Given request: Collect every line that includes the string "chart".
....
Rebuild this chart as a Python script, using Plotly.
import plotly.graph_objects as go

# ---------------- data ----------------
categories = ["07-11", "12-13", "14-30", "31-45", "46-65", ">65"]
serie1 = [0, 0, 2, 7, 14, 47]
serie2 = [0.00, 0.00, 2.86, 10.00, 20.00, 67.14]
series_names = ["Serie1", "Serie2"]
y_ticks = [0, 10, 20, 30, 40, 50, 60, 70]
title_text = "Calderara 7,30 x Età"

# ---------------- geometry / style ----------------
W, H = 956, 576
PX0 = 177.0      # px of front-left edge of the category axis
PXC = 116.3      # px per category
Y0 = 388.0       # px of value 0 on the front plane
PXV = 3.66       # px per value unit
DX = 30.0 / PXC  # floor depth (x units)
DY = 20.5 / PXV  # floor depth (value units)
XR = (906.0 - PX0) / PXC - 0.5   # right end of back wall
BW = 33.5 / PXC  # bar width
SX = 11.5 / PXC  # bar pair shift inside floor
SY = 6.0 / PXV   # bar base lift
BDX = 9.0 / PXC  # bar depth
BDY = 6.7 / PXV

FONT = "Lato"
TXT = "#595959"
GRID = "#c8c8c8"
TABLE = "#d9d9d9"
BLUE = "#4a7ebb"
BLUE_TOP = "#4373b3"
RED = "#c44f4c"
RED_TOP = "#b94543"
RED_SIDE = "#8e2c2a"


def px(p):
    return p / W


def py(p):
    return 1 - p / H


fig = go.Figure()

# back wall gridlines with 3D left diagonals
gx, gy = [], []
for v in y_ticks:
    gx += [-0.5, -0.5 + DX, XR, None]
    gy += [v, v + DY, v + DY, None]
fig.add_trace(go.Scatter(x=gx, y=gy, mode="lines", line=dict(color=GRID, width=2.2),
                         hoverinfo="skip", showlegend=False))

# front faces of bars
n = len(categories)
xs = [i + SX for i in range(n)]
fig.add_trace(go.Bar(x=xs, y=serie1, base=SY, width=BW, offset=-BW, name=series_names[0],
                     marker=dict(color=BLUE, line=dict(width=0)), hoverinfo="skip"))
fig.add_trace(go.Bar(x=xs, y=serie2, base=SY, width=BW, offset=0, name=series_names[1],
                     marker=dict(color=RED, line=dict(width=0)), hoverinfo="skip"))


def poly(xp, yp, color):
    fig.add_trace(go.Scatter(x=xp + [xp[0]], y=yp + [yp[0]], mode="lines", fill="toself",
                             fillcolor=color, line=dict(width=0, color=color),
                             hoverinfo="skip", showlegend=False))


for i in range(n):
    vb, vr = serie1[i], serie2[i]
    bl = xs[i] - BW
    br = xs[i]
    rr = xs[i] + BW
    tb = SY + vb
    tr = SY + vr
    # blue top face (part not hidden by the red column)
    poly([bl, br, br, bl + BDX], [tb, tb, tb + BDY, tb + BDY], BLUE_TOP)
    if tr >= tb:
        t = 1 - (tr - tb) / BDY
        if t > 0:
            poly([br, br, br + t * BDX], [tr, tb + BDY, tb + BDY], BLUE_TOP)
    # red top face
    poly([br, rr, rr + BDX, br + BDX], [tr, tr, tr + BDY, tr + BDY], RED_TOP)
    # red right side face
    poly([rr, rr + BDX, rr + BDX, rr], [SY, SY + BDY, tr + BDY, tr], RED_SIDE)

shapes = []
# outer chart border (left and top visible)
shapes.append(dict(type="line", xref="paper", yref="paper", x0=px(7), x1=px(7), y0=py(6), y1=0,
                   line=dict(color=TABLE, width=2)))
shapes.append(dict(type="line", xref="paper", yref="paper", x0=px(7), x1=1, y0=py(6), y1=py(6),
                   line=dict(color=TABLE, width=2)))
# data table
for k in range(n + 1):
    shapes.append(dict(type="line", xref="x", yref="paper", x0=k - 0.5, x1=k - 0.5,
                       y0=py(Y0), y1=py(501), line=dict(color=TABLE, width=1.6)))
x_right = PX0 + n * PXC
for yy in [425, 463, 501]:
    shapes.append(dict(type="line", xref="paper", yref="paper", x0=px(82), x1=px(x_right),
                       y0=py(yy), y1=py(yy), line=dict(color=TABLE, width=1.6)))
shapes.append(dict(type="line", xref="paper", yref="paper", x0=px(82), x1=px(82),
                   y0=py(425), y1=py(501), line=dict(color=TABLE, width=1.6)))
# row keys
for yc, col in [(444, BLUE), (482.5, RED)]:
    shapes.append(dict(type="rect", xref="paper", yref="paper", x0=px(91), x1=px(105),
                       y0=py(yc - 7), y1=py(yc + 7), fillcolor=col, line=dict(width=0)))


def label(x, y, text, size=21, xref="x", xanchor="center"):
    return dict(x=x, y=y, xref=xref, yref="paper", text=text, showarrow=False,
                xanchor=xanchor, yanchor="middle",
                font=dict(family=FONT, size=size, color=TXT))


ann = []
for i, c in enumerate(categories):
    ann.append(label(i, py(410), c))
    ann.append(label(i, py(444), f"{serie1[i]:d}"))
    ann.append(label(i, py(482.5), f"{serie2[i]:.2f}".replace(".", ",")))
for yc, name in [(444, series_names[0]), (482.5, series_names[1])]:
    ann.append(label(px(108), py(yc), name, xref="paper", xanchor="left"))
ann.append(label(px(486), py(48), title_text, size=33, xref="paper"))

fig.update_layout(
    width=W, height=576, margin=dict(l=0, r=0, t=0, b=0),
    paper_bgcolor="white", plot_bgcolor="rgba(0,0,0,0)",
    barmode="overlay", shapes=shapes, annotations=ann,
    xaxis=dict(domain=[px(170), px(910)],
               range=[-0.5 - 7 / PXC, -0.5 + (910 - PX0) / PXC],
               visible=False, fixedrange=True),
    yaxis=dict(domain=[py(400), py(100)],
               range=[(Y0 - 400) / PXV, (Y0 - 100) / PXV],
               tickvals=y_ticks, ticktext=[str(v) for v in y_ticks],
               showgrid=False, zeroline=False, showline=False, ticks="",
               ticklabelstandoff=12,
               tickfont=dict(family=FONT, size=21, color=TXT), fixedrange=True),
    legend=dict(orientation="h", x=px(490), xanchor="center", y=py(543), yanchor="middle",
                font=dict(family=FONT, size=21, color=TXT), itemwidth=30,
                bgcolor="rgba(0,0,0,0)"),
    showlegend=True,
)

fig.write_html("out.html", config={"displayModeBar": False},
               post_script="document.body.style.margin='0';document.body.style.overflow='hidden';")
....
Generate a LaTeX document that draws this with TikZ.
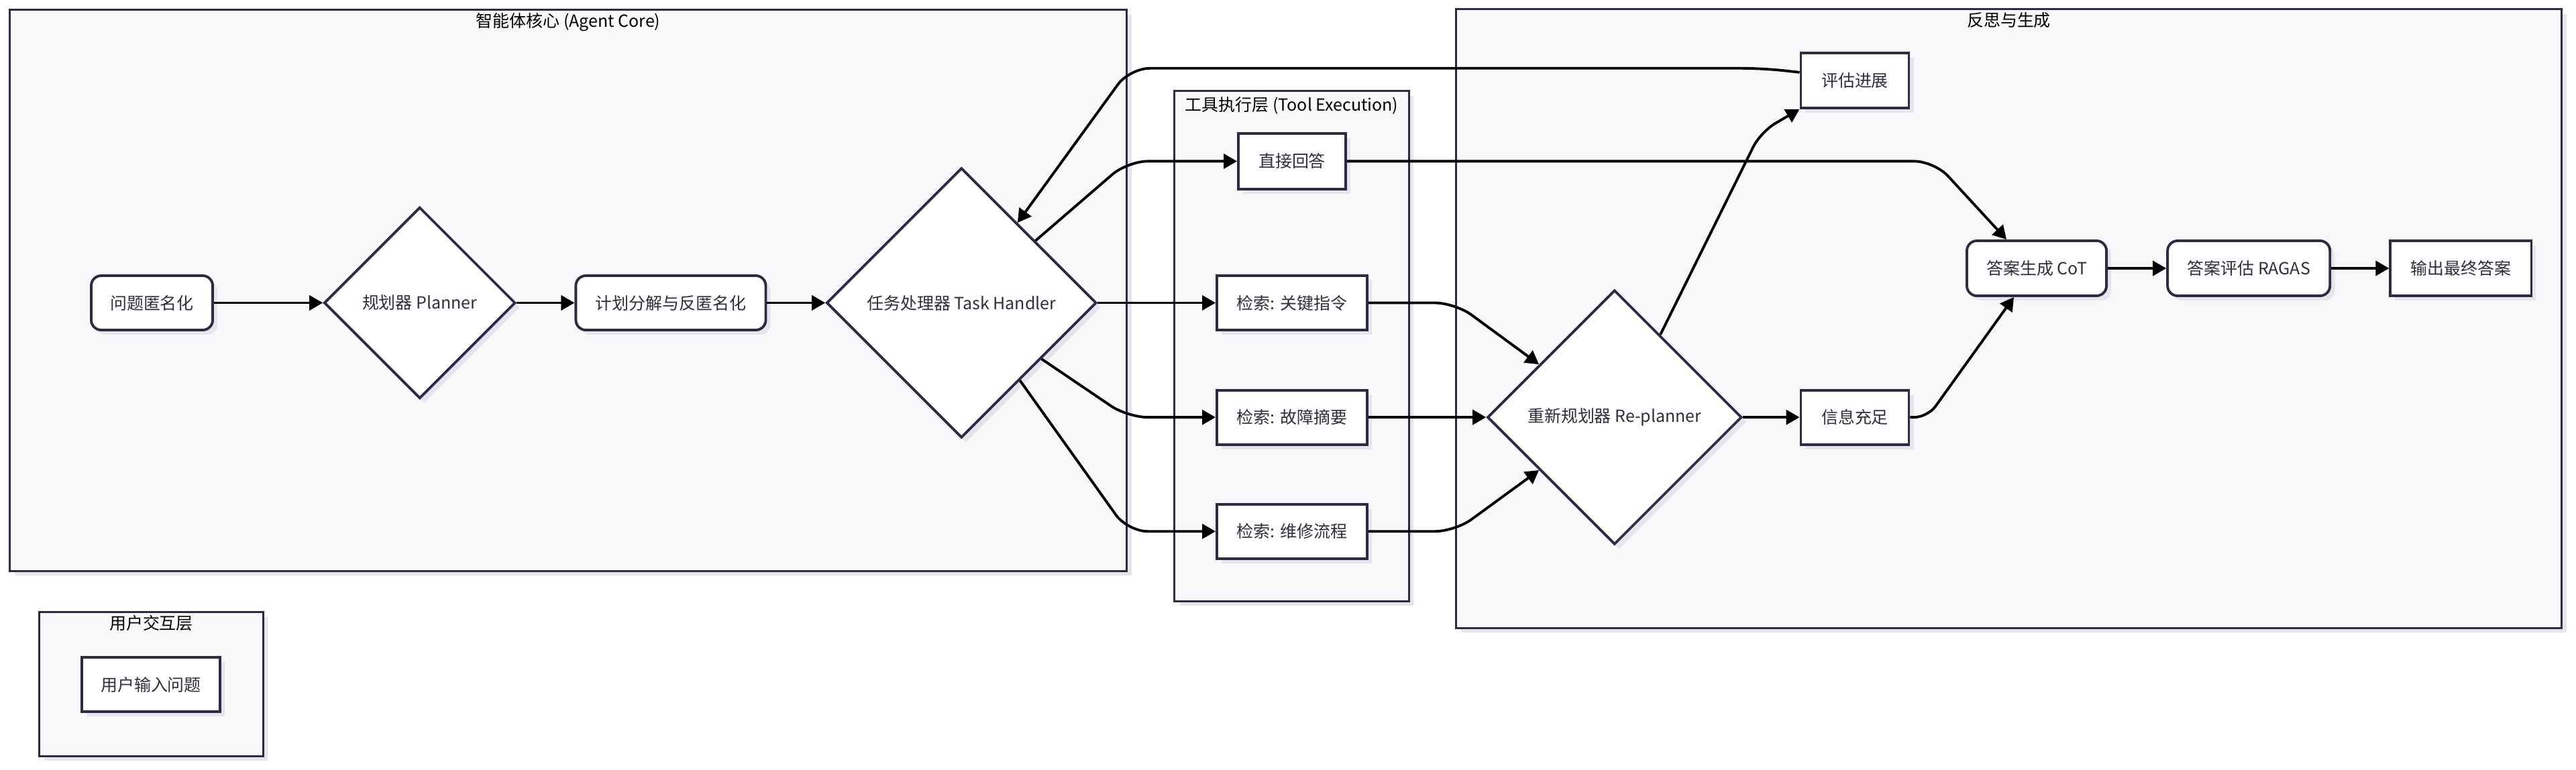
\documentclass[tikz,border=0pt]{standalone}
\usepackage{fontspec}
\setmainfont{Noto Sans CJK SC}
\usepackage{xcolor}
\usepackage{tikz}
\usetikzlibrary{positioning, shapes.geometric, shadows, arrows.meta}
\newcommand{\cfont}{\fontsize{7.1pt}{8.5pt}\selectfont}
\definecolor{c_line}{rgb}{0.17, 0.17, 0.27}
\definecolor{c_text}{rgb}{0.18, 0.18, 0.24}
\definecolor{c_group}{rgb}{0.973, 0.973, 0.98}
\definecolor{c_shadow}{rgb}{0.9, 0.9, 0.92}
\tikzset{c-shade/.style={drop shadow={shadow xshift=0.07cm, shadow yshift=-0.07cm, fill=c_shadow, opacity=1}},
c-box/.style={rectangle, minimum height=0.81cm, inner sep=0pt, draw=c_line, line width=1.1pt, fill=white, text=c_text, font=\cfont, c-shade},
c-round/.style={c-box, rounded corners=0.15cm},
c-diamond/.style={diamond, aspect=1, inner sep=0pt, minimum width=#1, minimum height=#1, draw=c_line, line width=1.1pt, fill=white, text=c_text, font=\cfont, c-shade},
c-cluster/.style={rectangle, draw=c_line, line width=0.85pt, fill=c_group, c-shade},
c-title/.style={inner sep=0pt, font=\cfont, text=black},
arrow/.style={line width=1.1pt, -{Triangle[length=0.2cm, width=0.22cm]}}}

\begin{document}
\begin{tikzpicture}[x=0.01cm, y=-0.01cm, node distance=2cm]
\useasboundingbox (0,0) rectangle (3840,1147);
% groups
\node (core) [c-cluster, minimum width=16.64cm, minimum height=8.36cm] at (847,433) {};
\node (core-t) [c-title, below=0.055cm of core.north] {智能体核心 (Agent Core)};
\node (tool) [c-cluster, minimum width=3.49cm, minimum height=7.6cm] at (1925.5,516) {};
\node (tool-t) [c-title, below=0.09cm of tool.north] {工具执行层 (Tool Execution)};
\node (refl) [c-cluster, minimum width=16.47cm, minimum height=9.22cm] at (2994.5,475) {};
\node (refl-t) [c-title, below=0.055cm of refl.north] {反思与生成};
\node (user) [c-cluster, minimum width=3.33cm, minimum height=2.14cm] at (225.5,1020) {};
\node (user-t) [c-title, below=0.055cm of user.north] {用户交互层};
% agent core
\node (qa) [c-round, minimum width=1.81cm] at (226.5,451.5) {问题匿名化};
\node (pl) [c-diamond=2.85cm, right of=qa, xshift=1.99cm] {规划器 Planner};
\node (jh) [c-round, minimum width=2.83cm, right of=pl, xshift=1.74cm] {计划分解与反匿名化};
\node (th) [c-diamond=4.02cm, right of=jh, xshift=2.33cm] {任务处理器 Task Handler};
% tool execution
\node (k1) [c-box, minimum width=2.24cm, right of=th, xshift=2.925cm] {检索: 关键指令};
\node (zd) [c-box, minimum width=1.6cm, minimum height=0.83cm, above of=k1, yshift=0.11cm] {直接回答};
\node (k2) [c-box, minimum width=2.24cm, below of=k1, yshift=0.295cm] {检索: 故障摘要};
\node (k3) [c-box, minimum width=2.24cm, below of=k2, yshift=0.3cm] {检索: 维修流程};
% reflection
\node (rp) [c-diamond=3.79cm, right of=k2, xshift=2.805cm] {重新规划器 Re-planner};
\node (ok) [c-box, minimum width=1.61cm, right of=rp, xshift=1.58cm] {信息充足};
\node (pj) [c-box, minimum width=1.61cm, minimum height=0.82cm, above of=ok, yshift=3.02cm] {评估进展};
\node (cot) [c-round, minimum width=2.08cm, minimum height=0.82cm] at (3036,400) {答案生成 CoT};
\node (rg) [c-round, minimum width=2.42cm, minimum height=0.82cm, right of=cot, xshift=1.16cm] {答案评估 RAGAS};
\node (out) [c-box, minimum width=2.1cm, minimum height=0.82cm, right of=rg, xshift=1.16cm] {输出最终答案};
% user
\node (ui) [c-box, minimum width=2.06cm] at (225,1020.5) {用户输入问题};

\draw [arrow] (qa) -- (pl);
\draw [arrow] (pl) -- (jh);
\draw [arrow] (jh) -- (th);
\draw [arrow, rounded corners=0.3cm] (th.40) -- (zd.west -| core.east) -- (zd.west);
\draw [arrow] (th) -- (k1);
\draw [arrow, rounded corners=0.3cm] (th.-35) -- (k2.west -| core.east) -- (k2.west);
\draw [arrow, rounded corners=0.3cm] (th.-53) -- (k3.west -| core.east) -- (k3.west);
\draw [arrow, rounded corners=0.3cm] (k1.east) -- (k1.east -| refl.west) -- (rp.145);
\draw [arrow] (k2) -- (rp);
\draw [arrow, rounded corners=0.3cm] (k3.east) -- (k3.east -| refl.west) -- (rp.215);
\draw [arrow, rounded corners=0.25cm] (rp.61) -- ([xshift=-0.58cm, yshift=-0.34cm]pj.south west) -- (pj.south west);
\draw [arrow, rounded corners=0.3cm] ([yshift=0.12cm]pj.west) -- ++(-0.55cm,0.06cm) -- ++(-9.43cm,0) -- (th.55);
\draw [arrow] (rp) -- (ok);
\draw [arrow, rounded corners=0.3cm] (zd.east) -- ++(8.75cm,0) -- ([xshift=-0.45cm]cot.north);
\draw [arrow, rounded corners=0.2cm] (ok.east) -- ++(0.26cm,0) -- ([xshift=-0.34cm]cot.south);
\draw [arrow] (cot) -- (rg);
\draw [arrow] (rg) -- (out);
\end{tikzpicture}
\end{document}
....
Task output:
Rebuild this chart as a Python script, using Plotly.
# outer chart border (left and top visible)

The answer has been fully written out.